¿Una visita de Estado?
La operación propagandística pergeñada por la Casa del Rey, con la ayuda del ministro Margallo, pone al descubierto alguno de los elementos que prueban la toxicidad que ha desarrollado la monarquía borbónica restaurada por Franco en la persona de Juan Carlos de Borbón, que vive su peculiar otoño del patriarca desplegando una capacidad de contaminación inusitada.
La “visita de Estado del rey Juan Carlos I a Marruecos”, ha sido utilizada como la prueba de la utilidad de la monarquía para los intereses de la “marca España” y diseñada sobre todo con el evidente propósito de reflotar la muy maltrecha imagen del monarca. Para ello el rey ha contado con la complicidad del monarca marroquí, al que nuestro Jefe de Estado honra con tratamiento familiar de sobrino, para recibir a su vez el privilegio de ser acogido en pleno ramadán e incluso saludado con dátiles y miel. Todo ello es, sin duda, la quintaesencia de un modelo difícilmente cohonestable con una democracia decente.
Es verdad que esta operación publicitaria ha tenido la desgracia de coincidir con un momento álgido del “caso Bárcenas”, que le ha robado la exclusividad de primeras planas y tertulias que habían soñado quienes la diseñaron. Pero vayamos más allá. Veamos el modelo de visita de Estado. ¿Es imaginable un país democrático en el que sus intereses son defendidos mediante los guiños de complicidad entre dos patriarcas que pasan por encima de las molestias derivadas de la sujeción a las leyes y procedimientos para resolver sus asuntos? ¿Es propio, no de un Estado democrático, sino simplemente serio que los verdaderos problemas de las relaciones entre Estados sean resueltos en el clima de secreto de familia que encima nos presentan como una ventaja, un privilegio? ¿Tiene cabida en un Estado en el siglo XXI la imagen de un representante democrático, de un ministro del Gobierno elegido por las urnas, que se vanagloria de su papel de mera comparsa del rey?

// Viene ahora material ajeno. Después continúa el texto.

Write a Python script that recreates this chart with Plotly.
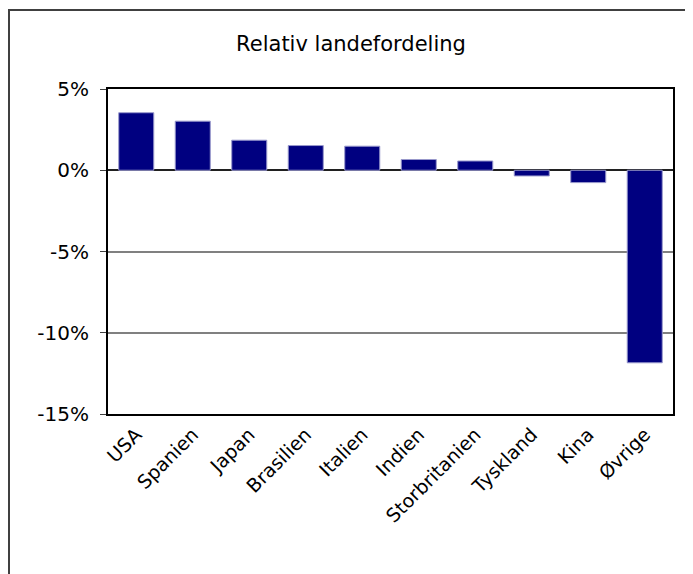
import plotly.graph_objects as go

categories = ["USA", "Spanien", "Japan", "Brasilien", "Italien", "Indien",
              "Storbritanien", "Tyskland", "Kina", "Øvrige"]
values = [3.54, 3.02, 1.85, 1.52, 1.48, 0.66, 0.57, -0.35, -0.76, -11.85]
y_ticks = [5, 0, -5, -10, -15]
y_labels = ["5%", "0%", "-5%", "-10%", "-15%"]

# page has an 8px body margin, so the figure is placed at (8, 8)
W, H = 685, 566
L, R, T, B = 100, 20, 81, 160
pw = W - L - R
ph = H - T - B

fig = go.Figure(go.Bar(
    x=categories, y=values,
    marker=dict(color="#000080", line=dict(color="#9999cc", width=1)),
    width=0.62,
))

font = "Verdana, DejaVu Sans, sans-serif"
fig.update_layout(
    width=W, height=H,
    margin=dict(l=L, r=R, t=T, b=B),
    paper_bgcolor="white", plot_bgcolor="white",
    showlegend=False,
    font=dict(family=font, size=20, color="black"),
    xaxis=dict(tickangle=-45, showgrid=False, showline=True, mirror=True,
               linecolor="black", linewidth=2, ticks="",
               tickfont=dict(size=19)),
    yaxis=dict(range=[-15, 5], tickvals=y_ticks, ticktext=y_labels,
               showgrid=True, gridcolor="#808080", gridwidth=1.5,
               zeroline=True, zerolinecolor="#202020", zerolinewidth=1.5,
               showline=True, mirror=True, linecolor="black", linewidth=2,
               ticks="outside", ticklen=6, tickcolor="#404040",
               ticklabelstandoff=7,
               tickfont=dict(size=20)),
    title=dict(text="Relativ landefordeling", x=343 / W, xanchor="center",
               y=1 - 36 / H, yanchor="middle", font=dict(size=21)),
)

# outer chart frame (only top & left edges visible)
x0 = (1 - L) / pw
y0 = 1 + (T - 2) / ph
fig.add_shape(type="rect", xref="paper", yref="paper",
              x0=x0, x1=1 + (R + 40) / pw, y0=-(B + 40) / ph, y1=y0,
              line=dict(color="#404040", width=2), layer="below")

fig.write_html("out.html", config={"displayModeBar": False})
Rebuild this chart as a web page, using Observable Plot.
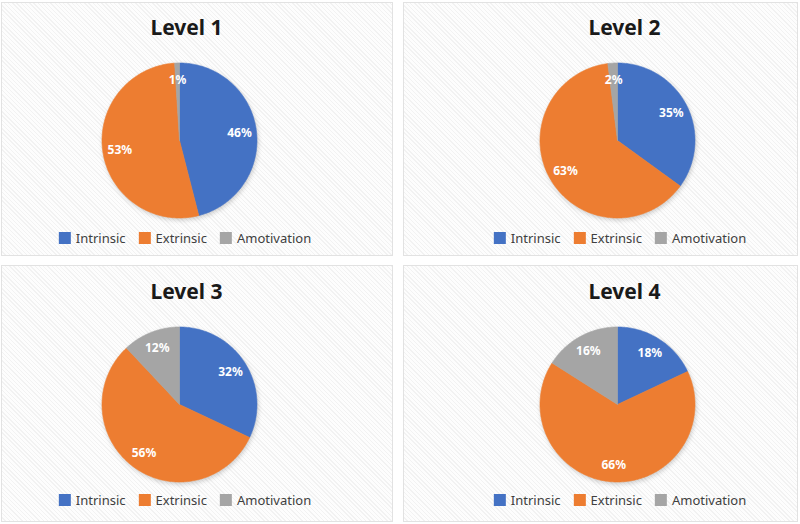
<!DOCTYPE html>
<html>
<head>
<meta charset="utf-8">
<script src="https://cdn.jsdelivr.net/npm/d3@7"></script>
<script src="https://cdn.jsdelivr.net/npm/@observablehq/plot@0.6"></script>
<style>
  html, body { margin: 0; padding: 0; background: #ffffff; }
  #wrap { position: relative; width: 800px; height: 524px; overflow: hidden; font-family: "Noto Sans", "Open Sans", sans-serif; }
  .panel { position: absolute; box-sizing: border-box; border: 1px solid #e2e2e2;
    background: repeating-linear-gradient(45deg, #fdfdfd 0px, #fdfdfd 2px, #f2f2f2 2px, #f2f2f2 3px); }
  .legend { position: absolute; transform: translate(-50%, -50%); display: flex; align-items: center;
    font-size: 13px; color: #404040; white-space: nowrap; }
  .legend .item { display: flex; align-items: center; margin-right: 13px; }
  .legend .item:last-child { margin-right: 0; }
  .legend .sw { width: 12px; height: 12px; margin-right: 5px; display: inline-block; }
  #chart { position: absolute; left: 0; top: 0; }
</style>
</head>
<body>
<div id="wrap"></div>
<script>
// ---- data ----
const levels = ["Level 1", "Level 2", "Level 3", "Level 4"];
const categories = ["Intrinsic", "Extrinsic", "Amotivation"];
const intrinsic = [46, 35, 32, 18];
const extrinsic = [53, 63, 56, 66];
const amotivation = [1, 2, 12, 16];
const colors = ["#4472C4", "#ED7D31", "#A5A5A5"];

// ---- layout ----
const W = 800, H = 524;
const colX = [179, 617], rowY = [140, 404], R = 77.5;
const titleX = [186, 624], titleY = [27.5, 291.5];
const legendX = [185, 620], legendY = [238, 500];
const panels = [
  {left: 1, top: 2, width: 392, height: 254},
  {left: 403, top: 2, width: 395, height: 254},
  {left: 1, top: 265, width: 392, height: 257},
  {left: 403, top: 265, width: 395, height: 257}
];

const wrap = document.getElementById("wrap");
panels.forEach(p => {
  const d = document.createElement("div");
  d.className = "panel";
  Object.assign(d.style, {left: p.left + "px", top: p.top + "px", width: p.width + "px", height: p.height + "px"});
  wrap.appendChild(d);
});

// ---- build slices from data ----
const pts = [];
const labels = [];
const titles = [];
levels.forEach((lv, i) => {
  const vals = [intrinsic[i], extrinsic[i], amotivation[i]];
  const cx = colX[i % 2], cy = rowY[Math.floor(i / 2)];
  titles.push({text: lv, x: titleX[i % 2], y: titleY[Math.floor(i / 2)]});
  const arcs = d3.pie().sort(null)(vals);
  arcs.forEach((a, j) => {
    const key = lv + "-" + j;
    const cat = categories[j];
    pts.push({key, cat, x: cx, y: cy});
    const n = Math.max(2, Math.ceil((a.endAngle - a.startAngle) / (Math.PI / 180)));
    for (let k = 0; k <= n; k++) {
      const t = a.startAngle + (a.endAngle - a.startAngle) * k / n;
      pts.push({key, cat, x: cx + R * Math.sin(t), y: cy - R * Math.cos(t)});
    }
    pts.push({key, cat, x: cx, y: cy});
    const mid = (a.startAngle + a.endAngle) / 2;
    const kr = 0.78 * R;
    labels.push({text: vals[j] + "%", x: cx + kr * Math.sin(mid), y: cy - kr * Math.cos(mid)});
  });
});

const chart = Plot.plot({
  width: W, height: H, margin: 0,
  x: {domain: [0, W], range: [0, W], axis: null},
  y: {domain: [0, H], range: [0, H], axis: null},
  color: {domain: categories, range: colors},
  style: {background: "transparent", fontFamily: "'Noto Sans', 'Open Sans', sans-serif", overflow: "visible"},
  marks: [
    Plot.line(pts, {x: "x", y: "y", z: "key", fill: "cat", stroke: "cat", strokeWidth: 0.6, curve: "linear",
      imageFilter: "drop-shadow(1px 2px 2px rgba(0,0,0,0.18))"}),
    Plot.text(labels, {x: "x", y: "y", text: "text", fill: "white", fontSize: 12, fontWeight: "bold"}),
    Plot.text(titles, {x: "x", y: "y", text: "text", fill: "#1a1a1a", fontSize: 21, fontWeight: "bold", lineAnchor: "middle"})
  ]
});
chart.id = "chart";
wrap.appendChild(chart);

// ---- legends ----
[0, 1, 2, 3].forEach(i => {
  const lg = document.createElement("div");
  lg.className = "legend";
  lg.style.left = legendX[i % 2] + "px";
  lg.style.top = legendY[Math.floor(i / 2)] + "px";
  categories.forEach((c, j) => {
    const it = document.createElement("span");
    it.className = "item";
    const sw = document.createElement("span");
    sw.className = "sw";
    sw.style.background = colors[j];
    it.appendChild(sw);
    it.appendChild(document.createTextNode(c));
    lg.appendChild(it);
  });
  wrap.appendChild(lg);
});
</script>
</body>
</html>
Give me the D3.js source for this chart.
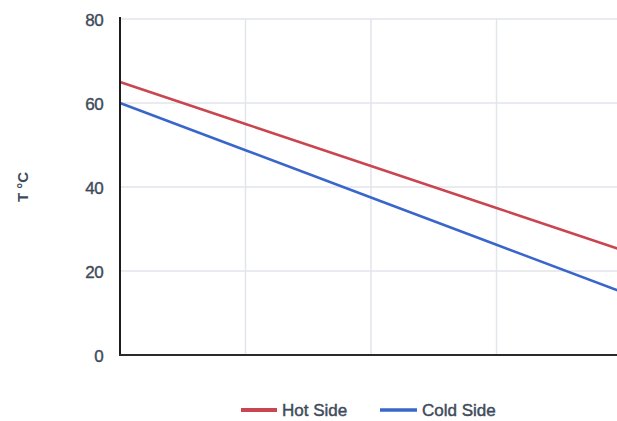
<!DOCTYPE html>
<html>
<head>
<meta charset="utf-8">
<script src="https://cdn.jsdelivr.net/npm/d3@7"></script>
<style>
  html, body { margin: 0; padding: 0; background: #ffffff; }
  svg { display: block; }
  text { font-family: "Liberation Sans", Arial, sans-serif; }
</style>
</head>
<body>
<svg id="chart" width="617" height="421"></svg>
<script>
// Sample positions along the horizontal axis
const positions = [0, 1, 2, 3, 4];
// Temperatures (°C)
const hotSide = [65, 55, 45, 35, 25];
const coldSide = [60, 48.75, 37.5, 26.25, 15];
const yTicks = [0, 20, 40, 60, 80];
const seriesNames = ["Hot Side", "Cold Side"];
const seriesColors = ["#c9454f", "#3a66cc"];

const svg = d3.select("#chart");
const margin = { left: 120, top: 19, bottom: 355 };
const plotRight = 622;
const textColor = "#3f4b5b";

const x = d3.scaleLinear().domain([0, 4]).range([margin.left, plotRight]);
const y = d3.scaleLinear().domain([0, 80]).range([margin.bottom, margin.top]);

// Gridlines
const grid = svg.append("g").attr("stroke", "#e3e5ec").attr("stroke-width", 1.5);
grid.selectAll("line.h").data(yTicks.filter(d => d > 0)).join("line")
  .attr("class", "h")
  .attr("x1", margin.left).attr("x2", plotRight)
  .attr("y1", d => y(d)).attr("y2", d => y(d));
grid.selectAll("line.v").data(positions.filter(d => d > 0)).join("line")
  .attr("class", "v")
  .attr("x1", d => x(d)).attr("x2", d => x(d))
  .attr("y1", margin.top).attr("y2", margin.bottom);

// Y axis tick labels
const yAxis = d3.axisLeft(y).tickValues(yTicks).tickSize(0).tickPadding(17);
const yg = svg.append("g").attr("transform", `translate(${margin.left},0)`).call(yAxis);
yg.select(".domain").remove();
yg.selectAll("text")
  .attr("fill", textColor)
  .attr("stroke", textColor)
  .attr("stroke-width", 0.4)
  .style("font-size", "17px")
  .style("letter-spacing", "-0.6px")
  .attr("dy", "0.36em");

// Axis title
svg.append("text")
  .attr("transform", `translate(28,187) rotate(-90)`)
  .attr("text-anchor", "middle")
  .attr("fill", textColor)
  .style("font-size", "15px")
  .style("font-weight", "bold")
  .text("T °C");

// Series lines
const line = d3.line().x((d, i) => x(positions[i])).y(d => y(d));
[hotSide, coldSide].forEach((vals, k) => {
  svg.append("path")
    .datum(vals)
    .attr("fill", "none")
    .attr("stroke", seriesColors[k])
    .attr("stroke-width", 2.5)
    .attr("d", line);
});

// Axis lines
svg.append("line")
  .attr("x1", margin.left).attr("x2", margin.left)
  .attr("y1", margin.top - 2).attr("y2", margin.bottom)
  .attr("stroke", "#1c1c1c").attr("stroke-width", 2);
svg.append("line")
  .attr("x1", margin.left - 1).attr("x2", plotRight)
  .attr("y1", margin.bottom).attr("y2", margin.bottom)
  .attr("stroke", "#2a2a2a").attr("stroke-width", 2);

// Legend
const legendItems = [
  { name: seriesNames[0], color: seriesColors[0], x0: 241, w: 36, sw: 4 },
  { name: seriesNames[1], color: seriesColors[1], x0: 380, w: 37, sw: 3.5 }
];
const lg = svg.append("g");
legendItems.forEach(it => {
  lg.append("line")
    .attr("x1", it.x0).attr("x2", it.x0 + it.w)
    .attr("y1", 410).attr("y2", 410)
    .attr("stroke", it.color).attr("stroke-width", it.sw);
  lg.append("text")
    .attr("x", it.x0 + it.w + 5).attr("y", 416)
    .attr("fill", textColor)
    .attr("stroke", textColor)
    .attr("stroke-width", 0.45)
    .style("font-size", "17px")
    .text(it.name);
});
</script>
</body>
</html>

La idea peculiar de democracia de ese ministro la encontramos en su elogio de la similitud entre Marruecos y España, que es similitud entre sus dos monarcas: “Marruecos ha elegido la buena vía, que no es muy distinta de la que escogimos en España a partir de 1975: una evolución a la democracia desde la ley, guiados también, y no es casualidad, por una monarquía porque es elemento de estabilidad. Don Juan Carlos fue el motor del cambio en ese proceso y el rey Mohamed VI lo está haciendo en Marruecos”. Aún más el ministro Margallo aseguró que la vía elegida por “Marruecos y Argelia” es la “buena”—, y no la de los “procesos revolucionarios en Túnez, Libia y Egipto, que son objeto de preocupación en todas las cancillerías del mundo”.
Y sí, también debe ser el modelo de democracia al que se aspira, ése que consiste en que ambos reyes animen a los empresarios a aprovecharse de las facilidades para hacer negocios, que es lo mollar, lo importante, aquello para lo que hemos venido, mientras se orillan asuntillos menos vistosos. Por ejemplo, las dificultades que vive la libertad de expresión y prensa, los derechos de las mujeres o la represión del movimiento ciudadano opositor. Por ejemplo, la venta de armamento español a Marruecos (un interés clave para el rey, que siempre ha reservado el nombramiento del ministro de defensa, cargo desempeñado hoy por un experto en esos negocios), denunciada por casi todas las ONGs independientes. Y, por supuesto, la vergonzosa deslealtad del Estado español hacia el pueblo saharahui, inaugurada por la primera actuación del entonces jefe de Estado interino por enfermedad de Franco, el príncipe Juan Carlos, que cedió a la estrategia de su primo Hassan II, deslealtad e incumplimiento de sus deberes internacionales que hoy prolonga de nuevo nuestro ministro de Asuntos Exteriores, quien sostiene que “La posición de España es la que hemos mantenido en Argel y Marruecos: una solución estable, pacífica y justa de acuerdo con los parámetros y la doctrina de la ONU”. Es decir, que sigan reprimiendo al pueblo saharaui y que se sigan conculcando los derechos humanos, que nosotros estamos a lo que hay que estar.
¿Son esos los modos que sirven para que avance en España la democracia de los ciudadanos? ¿Es esa la utilidad de la monarquía? Quizá en el fondo sí, este monarca que se resiste a dejar su responsabilidad y sus privilegios, nos ha prestado un gran servicio: evidenciar una vez más por qué, más pronto que tarde, hemos de librarnos de ese vestigio atávico y recuperar la libertad que significa una República.